Le texte consacre, enfin, une règle spécifique relative à l’octroi de licences collectives étendues. Par ce mécanisme, il s’agit de permettre à un organisme de gestion collective de négocier un accord non seulement au profit de ses membres mais aussi des auteurs non adhérents dès lors que cet organisme est représentatif des œuvres concernées (les auteurs non adhérents ayant par ailleurs la faculté de se retirer du dispositif). Le recours aux licences collectives étendues n'est possible que dans les cas où l'exercice individuel et la gestion collective classique ne permettent pas d'apporter des réponses satisfaisantes au regard de l'ampleur de l'utilisation des œuvres. C'est, entre autres, pour cette raison que l'ordonnance définit strictement les domaines pour lesquels le mécanisme de licence étendue est retenu.
L'article 1er de l'ordonnance prévoit ainsi la possibilité de recourir à de telles licences afin d'autoriser les établissements d'enseignement à exploiter des œuvres sous une forme numérique à des fins d'illustration, dans le cadre de l'enseignement. La conclusion de licences collectives étendues est également prévue aux articles 4 et 6 de l’ordonnance en ce qui concerne l'exploitation des œuvres des arts visuels par les plateformes de partage de contenus, d'une part, et dans le cadre des travaux scientifiques publiés de manière ouverte sur internet, d'autre part.
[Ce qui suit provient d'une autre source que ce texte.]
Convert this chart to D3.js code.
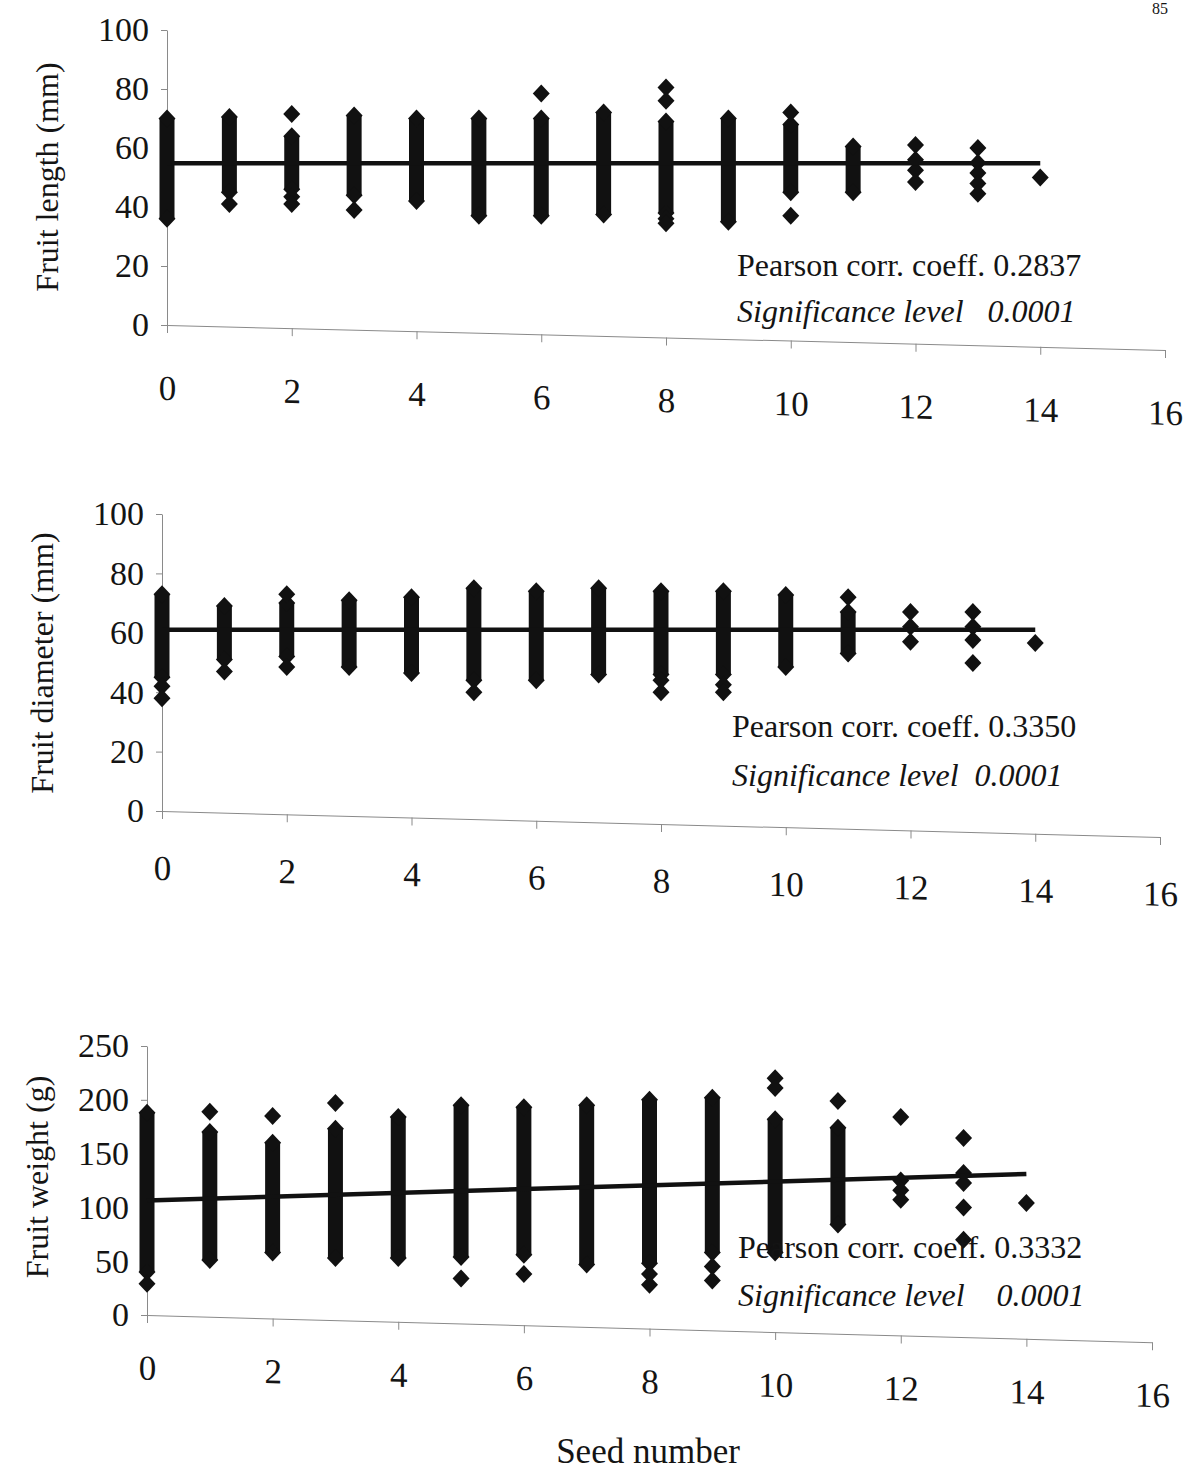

Enfin, l'article 3 de l'ordonnance tire parti de la possibilité offerte par la directive de mettre en œuvre des mécanismes d'octroi de licences collectives ayant un effet étendu pour modifier les dispositions issues de la loi n° 2012-287 du 1er mars 2012 relative à l'exploitation numérique des livres indisponibles du xxe siècle afin d'assurer sa conformité avec les exigences tirées du droit de l'Union.